Joe Biden may have boxed in Gov. Phil Murphy on his first appointment to the New Jersey Supreme Court.
Biden pledge to appoint the first black woman to the U.S. Supreme Court during a presidential debate on Sunday night could force Murphy to do something he might have done anyway: appoint an African American to the state’s top court nearly a decade after his predecessor dumped the lone black justice.
“Returning an African-American voice to the court would be a major accomplishment that Governor Murphy would clearly be proud to campaign on,” said Micah Rasmussen, the director of the Rebovich Institute for New Jersey Politics at Rider. “But given the court’s void and the history behind it, it would also work as a negative— he’d be creating a potential re-election liability for himself if he misses the opportunity.”
Associate Justice Walter Timpone reaches the mandatory retirement age of 70 on November 10, giving Murphy his first new Supreme Court pick since taking office more than two years ago.
The Supreme Court has been without an African American justice since 2010, when Gov. Chris Christie declined to renominate John Wallace to a tenured term.

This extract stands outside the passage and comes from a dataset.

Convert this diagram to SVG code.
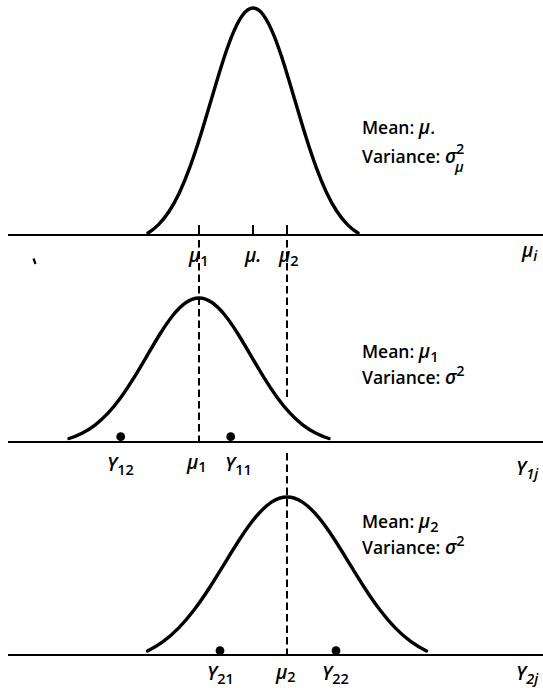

“Given the care Governor Murphy took in assembling a cabinet that matches the diversity of our state, I cannot see any circumstance in which he would miss the opportunity to return an African-American voice to our highest court— and fix a decade-old void created by Chris Christie,” Rasmussen said.
Murphy, who named the first woman-majority cabinet in state history, could also look to narrow the gender gap on the state Supreme Court, which now has five men and two women. He could also look to name a progressive justice who could spent 20 years on the top court.
In 2018, Murphy renominated one of Christie’s picks, Anne Patterson, for a tenured term. Another Christie-appointed justice, Faustino Fernandez-Vina, is up for tenure nine days after Timpone retires, and a third, Lee Solomon, finishes his initial seven-year term in June 2021.
Patterson, Fernandez-Vina, known as Fuzzy, and Solomon are Republicans.
If he wins re-election to a second term in 2021, Murphy will have an opportunity to completely make over the New Jersey Supreme Court. Justices Barry Albin, appointed by James E. McGreevey, and Fernandez-Vina and will reach the mandatory retirement age in 2022. Jayne LaVecchia, named by Christine Todd Whitman, and Solomon turn 70 in 2024.
Last April, the New Jersey Globe posted a possible short list of candidates who could be to Murphy’s liking:
* Elise Boddie, 51, a law professor at Rutgers-Newark and the former director of litigation for the NAACP Legal Defense and Education Fund. She founded The Inclusion Project at Rutgers Law and ran the Civil Rights and Racial Justice Policy working group for Hillary Clinton’s 2016 presidential campaign. Graduate of Yale University and Harvard Law School. Lives in Montclair.
* Greta Gooden Brown, 62, has served and as a Superior Court Judge since 2009 and an appellate court judge since 2016. She is a former deputy attorney general and state Insurance Fraud prosecutor. Graduate of Rutgers University Law School. Lives in Plainsboro.
* Norma Evans, 60, is career prosecutor and the president-elect of the Association of Black Women Lawyers of New Jersey. Served as an assistant Camden County prosecutor and deputy state attorney general. Graduate of Temple University Law School. Lives in Marlton.
* Karla Foy, 52, is a law professor at Seton Hall University who ran her own law firm in Hackensack and worked in the Office of the General Counsel at the U.S. Department of Education. She served as president of the Teaneck Community Charter School. Graduate of American University and Harvard Law School. Lives in Teaneck.
* Norrinda Hayat, 42, is a Rutgers-Newark law professor and director of the Civil Justice Clinic. She is a former trial attorney at the U.S. Department of Justice, Civil Rights Division, during the administration of President Barack Obama. Graduate of Dartmouth College and the University of Virginia Law School. Lives in Montclair.
* Kay Walcott Henderson, 48, has served as a Superior Court Judge since 2016. She is a former chief counsel to the Assembly Democrats under Speaker Joe Roberts, was an assistant counsel to Gov. Jon Corzine and served as an administrative law judge. Graduate of Villanova Law School. Lives in Lawrence Township.
* Kimberly Mutcherson, 47, the co-Dean of Rutgers-Camden law school and an expert on reproductive justice. She was an attorney at the Center for Reproductive Rights and the HIV Law Project. Graduate of the University of Pennsylvania and Columbia Law School. Lives in Oaklyn.
* Tracy Thompson, 52, a career prosecutor who served as the state attorney general’s Human Trafficking program director. She served as a deputy state attorney general and as a Mercer County assistant prosecutor. Graduate of the University of Pennsylvania and Temple University Law School. Lives in Trenton.
Gooden Brown will turn 63 next year and could be viewed as too old if Murphy wants his pick to have a lasting effect on the Supreme Court. The others, if renominated and reconfirmed in 2027, could each serve at least fifteen years on the Supreme Court.